INPUT DATA:
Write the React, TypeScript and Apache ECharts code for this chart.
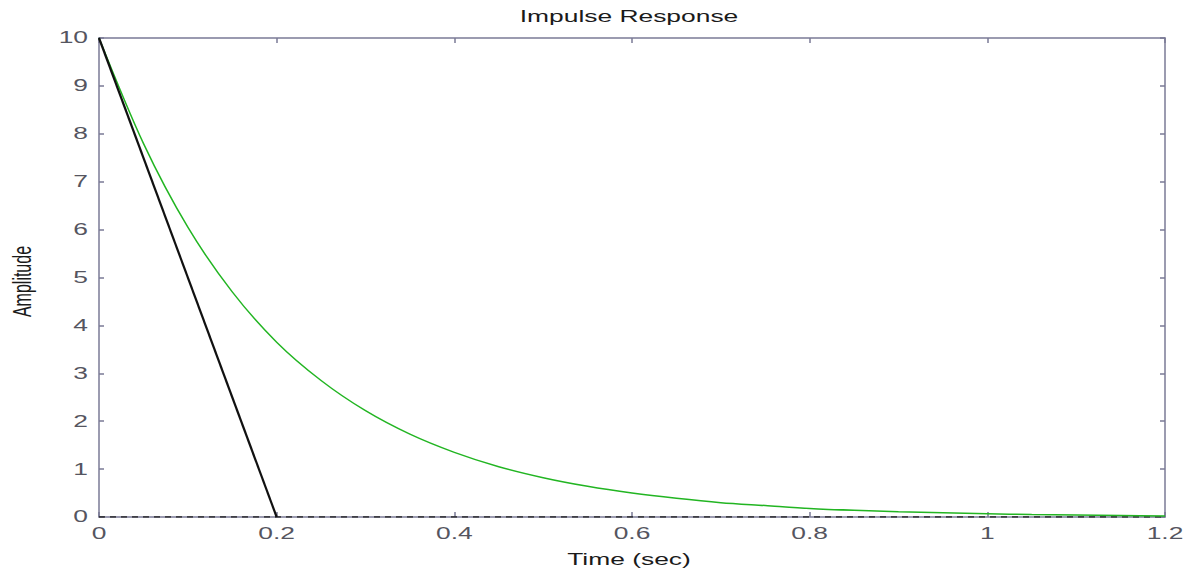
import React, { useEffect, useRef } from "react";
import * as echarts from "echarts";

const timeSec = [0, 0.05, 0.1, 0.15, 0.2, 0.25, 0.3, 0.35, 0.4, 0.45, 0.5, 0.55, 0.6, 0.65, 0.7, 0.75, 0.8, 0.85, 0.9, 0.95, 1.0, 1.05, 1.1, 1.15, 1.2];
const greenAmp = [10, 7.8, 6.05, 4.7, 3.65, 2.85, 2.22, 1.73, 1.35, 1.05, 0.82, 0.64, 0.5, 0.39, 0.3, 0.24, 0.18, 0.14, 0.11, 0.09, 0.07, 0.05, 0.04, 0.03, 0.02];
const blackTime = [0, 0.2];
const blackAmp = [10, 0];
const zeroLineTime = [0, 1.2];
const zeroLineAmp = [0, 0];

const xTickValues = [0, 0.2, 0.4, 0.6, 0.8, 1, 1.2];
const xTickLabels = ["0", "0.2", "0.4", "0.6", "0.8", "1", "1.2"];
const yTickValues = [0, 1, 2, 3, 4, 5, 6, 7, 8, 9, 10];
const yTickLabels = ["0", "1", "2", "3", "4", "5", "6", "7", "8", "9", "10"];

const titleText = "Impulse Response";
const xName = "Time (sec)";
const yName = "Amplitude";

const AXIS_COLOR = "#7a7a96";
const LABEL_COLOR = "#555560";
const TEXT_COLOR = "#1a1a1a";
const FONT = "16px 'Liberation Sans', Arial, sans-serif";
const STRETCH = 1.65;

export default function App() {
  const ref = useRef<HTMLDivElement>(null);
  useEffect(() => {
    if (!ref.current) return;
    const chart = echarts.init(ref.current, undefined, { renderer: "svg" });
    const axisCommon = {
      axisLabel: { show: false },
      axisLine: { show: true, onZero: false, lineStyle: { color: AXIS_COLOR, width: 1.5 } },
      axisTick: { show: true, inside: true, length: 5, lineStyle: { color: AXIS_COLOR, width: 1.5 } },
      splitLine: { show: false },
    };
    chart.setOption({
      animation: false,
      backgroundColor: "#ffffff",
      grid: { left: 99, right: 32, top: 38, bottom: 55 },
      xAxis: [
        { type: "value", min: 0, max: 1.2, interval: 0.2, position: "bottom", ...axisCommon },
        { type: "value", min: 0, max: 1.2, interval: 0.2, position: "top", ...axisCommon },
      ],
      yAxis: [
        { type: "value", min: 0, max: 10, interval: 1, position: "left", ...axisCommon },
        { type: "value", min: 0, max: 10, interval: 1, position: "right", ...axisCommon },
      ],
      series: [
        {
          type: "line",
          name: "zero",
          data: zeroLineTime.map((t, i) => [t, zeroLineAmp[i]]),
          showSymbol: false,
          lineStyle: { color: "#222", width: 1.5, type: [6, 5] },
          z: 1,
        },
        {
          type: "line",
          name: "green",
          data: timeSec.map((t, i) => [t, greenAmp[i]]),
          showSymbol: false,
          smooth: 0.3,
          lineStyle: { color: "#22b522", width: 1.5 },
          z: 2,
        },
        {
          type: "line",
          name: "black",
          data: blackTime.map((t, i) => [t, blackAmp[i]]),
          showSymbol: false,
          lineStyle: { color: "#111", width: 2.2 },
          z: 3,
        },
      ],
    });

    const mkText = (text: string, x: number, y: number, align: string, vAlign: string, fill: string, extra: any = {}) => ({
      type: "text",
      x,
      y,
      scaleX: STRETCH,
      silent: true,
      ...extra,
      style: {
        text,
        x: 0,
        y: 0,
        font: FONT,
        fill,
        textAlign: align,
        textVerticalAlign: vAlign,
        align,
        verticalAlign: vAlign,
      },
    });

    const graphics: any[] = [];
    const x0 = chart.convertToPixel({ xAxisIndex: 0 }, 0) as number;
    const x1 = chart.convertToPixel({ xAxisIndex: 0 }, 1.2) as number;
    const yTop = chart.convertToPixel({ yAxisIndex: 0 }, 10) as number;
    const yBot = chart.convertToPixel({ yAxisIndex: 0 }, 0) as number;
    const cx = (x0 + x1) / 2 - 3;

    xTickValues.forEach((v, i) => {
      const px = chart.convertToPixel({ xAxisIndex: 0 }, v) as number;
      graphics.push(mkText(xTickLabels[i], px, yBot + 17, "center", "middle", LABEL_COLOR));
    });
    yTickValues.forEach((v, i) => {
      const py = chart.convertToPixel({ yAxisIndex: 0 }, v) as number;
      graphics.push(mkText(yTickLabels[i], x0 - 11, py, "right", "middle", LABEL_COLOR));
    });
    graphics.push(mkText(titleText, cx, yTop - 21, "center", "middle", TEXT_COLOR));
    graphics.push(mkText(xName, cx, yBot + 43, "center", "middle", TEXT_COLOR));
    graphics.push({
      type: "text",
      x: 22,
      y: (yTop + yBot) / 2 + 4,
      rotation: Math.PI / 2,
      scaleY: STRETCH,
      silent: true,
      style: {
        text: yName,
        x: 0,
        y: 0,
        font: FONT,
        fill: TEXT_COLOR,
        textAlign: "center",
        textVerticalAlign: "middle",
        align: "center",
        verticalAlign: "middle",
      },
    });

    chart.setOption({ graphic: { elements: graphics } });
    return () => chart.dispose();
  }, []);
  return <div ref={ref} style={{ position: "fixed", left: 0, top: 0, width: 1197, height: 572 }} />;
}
==
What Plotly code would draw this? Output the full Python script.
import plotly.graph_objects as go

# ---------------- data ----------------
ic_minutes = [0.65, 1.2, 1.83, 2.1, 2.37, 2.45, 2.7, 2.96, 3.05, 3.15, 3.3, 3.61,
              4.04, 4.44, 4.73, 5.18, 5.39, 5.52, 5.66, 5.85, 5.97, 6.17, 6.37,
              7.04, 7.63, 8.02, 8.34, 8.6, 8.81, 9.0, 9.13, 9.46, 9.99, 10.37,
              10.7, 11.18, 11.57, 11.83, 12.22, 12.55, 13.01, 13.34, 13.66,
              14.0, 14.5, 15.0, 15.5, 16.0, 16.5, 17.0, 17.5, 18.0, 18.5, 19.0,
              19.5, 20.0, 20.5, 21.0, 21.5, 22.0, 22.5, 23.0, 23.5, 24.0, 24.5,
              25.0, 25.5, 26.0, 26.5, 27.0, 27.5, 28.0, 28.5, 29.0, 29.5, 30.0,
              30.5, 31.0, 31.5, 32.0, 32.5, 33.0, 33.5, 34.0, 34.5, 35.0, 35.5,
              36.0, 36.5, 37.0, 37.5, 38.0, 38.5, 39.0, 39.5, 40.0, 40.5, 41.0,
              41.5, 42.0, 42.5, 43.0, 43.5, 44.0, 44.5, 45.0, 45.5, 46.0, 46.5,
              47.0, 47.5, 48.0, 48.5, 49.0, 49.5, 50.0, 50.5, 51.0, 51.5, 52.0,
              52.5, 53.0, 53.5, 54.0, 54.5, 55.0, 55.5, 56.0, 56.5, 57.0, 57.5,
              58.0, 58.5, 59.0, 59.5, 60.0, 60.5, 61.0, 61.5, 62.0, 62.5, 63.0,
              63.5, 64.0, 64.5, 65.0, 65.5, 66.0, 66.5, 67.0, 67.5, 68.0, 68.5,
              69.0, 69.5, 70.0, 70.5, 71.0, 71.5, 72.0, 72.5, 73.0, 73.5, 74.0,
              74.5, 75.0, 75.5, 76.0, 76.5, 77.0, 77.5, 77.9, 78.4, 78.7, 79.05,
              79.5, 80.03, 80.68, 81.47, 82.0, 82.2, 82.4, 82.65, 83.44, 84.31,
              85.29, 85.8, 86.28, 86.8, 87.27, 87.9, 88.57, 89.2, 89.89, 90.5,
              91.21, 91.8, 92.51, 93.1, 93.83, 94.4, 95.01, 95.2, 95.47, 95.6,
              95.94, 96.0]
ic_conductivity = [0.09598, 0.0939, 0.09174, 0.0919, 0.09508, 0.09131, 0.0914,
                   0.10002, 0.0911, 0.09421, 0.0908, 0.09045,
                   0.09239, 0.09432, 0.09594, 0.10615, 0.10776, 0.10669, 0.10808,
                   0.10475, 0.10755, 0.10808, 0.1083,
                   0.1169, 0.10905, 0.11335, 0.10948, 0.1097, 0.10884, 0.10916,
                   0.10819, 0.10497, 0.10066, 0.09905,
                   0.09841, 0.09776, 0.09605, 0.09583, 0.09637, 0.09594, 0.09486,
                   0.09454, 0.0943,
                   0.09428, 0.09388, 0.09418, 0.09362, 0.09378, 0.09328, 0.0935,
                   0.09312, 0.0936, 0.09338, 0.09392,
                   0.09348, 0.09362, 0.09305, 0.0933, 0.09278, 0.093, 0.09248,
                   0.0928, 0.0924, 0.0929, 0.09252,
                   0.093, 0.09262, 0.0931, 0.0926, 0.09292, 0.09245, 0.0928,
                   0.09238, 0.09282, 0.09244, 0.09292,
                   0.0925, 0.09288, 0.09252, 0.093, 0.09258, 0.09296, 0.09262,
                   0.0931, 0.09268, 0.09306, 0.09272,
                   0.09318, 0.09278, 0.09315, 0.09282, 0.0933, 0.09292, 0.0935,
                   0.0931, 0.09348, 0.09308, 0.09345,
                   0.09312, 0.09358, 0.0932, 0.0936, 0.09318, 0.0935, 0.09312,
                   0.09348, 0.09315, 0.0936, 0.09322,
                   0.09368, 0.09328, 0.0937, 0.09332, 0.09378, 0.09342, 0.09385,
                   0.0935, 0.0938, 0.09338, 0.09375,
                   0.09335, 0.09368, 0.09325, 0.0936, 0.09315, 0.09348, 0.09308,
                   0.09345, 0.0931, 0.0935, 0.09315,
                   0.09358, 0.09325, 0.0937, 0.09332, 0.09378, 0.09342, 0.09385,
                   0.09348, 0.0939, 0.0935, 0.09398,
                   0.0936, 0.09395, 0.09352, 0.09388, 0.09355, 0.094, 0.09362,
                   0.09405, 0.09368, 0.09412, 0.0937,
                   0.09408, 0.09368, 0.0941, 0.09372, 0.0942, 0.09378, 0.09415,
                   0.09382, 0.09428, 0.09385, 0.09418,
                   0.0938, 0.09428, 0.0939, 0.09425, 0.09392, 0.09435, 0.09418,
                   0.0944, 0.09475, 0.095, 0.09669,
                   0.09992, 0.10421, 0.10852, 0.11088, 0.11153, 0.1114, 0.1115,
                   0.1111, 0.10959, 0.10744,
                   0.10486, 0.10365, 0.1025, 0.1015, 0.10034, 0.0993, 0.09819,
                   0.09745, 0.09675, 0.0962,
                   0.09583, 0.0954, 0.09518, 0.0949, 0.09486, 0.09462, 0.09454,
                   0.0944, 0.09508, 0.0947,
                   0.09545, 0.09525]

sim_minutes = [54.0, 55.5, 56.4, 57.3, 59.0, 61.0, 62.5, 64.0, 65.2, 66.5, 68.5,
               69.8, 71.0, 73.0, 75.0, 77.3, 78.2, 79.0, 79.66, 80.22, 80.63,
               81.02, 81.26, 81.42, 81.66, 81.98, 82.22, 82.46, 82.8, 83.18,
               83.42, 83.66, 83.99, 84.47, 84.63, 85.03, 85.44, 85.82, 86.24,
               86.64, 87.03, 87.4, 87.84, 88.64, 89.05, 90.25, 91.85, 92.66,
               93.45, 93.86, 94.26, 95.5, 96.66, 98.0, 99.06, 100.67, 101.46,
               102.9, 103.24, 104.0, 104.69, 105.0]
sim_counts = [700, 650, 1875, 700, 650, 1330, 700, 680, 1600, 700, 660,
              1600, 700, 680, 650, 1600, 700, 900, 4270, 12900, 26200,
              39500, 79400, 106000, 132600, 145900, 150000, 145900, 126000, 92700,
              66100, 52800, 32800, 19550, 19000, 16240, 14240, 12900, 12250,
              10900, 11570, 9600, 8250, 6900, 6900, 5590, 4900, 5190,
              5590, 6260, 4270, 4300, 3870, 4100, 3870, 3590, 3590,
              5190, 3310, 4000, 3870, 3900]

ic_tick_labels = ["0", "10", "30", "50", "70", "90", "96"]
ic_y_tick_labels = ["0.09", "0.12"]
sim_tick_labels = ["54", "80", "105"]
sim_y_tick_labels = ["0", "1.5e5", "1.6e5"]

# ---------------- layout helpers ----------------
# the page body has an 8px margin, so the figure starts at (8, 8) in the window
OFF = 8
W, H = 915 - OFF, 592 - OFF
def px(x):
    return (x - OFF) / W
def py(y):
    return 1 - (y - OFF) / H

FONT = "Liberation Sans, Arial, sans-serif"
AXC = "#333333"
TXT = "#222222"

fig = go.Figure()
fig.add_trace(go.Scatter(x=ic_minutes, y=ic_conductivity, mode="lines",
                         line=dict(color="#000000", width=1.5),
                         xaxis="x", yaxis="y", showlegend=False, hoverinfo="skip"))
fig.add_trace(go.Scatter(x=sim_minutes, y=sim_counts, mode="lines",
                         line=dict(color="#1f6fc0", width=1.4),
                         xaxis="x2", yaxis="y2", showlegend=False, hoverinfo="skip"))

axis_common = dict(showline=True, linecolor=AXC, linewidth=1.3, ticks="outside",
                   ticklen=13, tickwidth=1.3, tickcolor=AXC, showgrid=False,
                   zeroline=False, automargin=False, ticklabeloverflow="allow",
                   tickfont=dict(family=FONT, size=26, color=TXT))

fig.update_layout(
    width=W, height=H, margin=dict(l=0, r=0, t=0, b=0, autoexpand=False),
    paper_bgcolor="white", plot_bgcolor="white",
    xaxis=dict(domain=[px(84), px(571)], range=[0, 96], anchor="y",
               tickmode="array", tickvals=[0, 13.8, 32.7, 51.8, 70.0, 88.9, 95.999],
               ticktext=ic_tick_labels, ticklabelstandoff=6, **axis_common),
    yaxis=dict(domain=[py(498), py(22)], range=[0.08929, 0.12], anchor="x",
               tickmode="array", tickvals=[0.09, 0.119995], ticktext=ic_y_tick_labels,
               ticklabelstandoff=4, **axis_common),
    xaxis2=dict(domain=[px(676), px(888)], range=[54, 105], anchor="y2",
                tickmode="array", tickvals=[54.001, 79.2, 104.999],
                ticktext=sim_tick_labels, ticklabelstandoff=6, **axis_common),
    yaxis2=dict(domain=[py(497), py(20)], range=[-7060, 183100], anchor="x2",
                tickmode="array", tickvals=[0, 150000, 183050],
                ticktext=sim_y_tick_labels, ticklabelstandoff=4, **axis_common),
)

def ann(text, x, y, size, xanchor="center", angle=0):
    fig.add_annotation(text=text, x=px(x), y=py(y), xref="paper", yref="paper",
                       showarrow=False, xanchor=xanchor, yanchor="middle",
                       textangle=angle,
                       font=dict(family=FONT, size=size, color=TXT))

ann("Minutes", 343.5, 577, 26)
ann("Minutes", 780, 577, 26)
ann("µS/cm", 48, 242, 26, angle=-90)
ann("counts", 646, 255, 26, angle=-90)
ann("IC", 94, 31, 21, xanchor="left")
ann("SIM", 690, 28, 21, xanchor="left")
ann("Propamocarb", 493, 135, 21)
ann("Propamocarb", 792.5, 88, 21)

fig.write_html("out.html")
---
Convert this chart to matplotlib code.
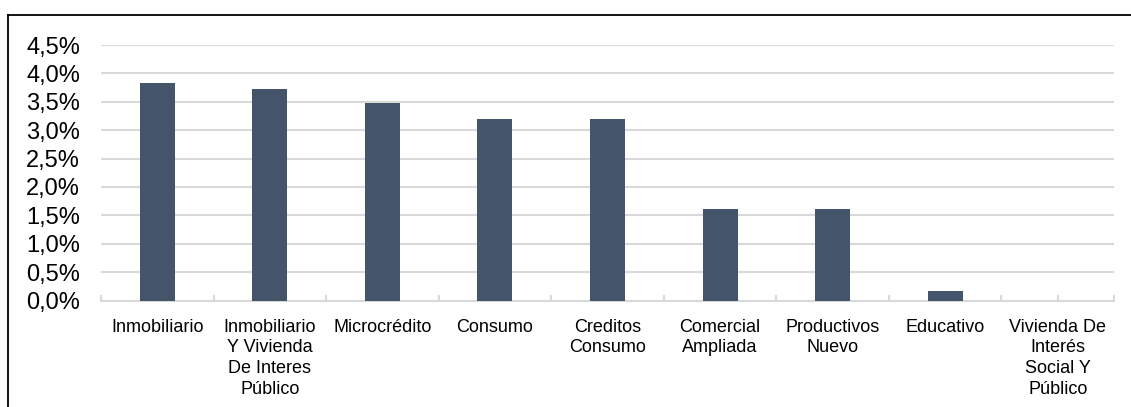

GIVEN INSTRUCTION: Scan the material above for the string "React" and return the lines that hold it.

WRITTEN SOLUTION:
Write the React, TypeScript and Apache ECharts code for this chart.
import React, { useEffect, useRef } from "react";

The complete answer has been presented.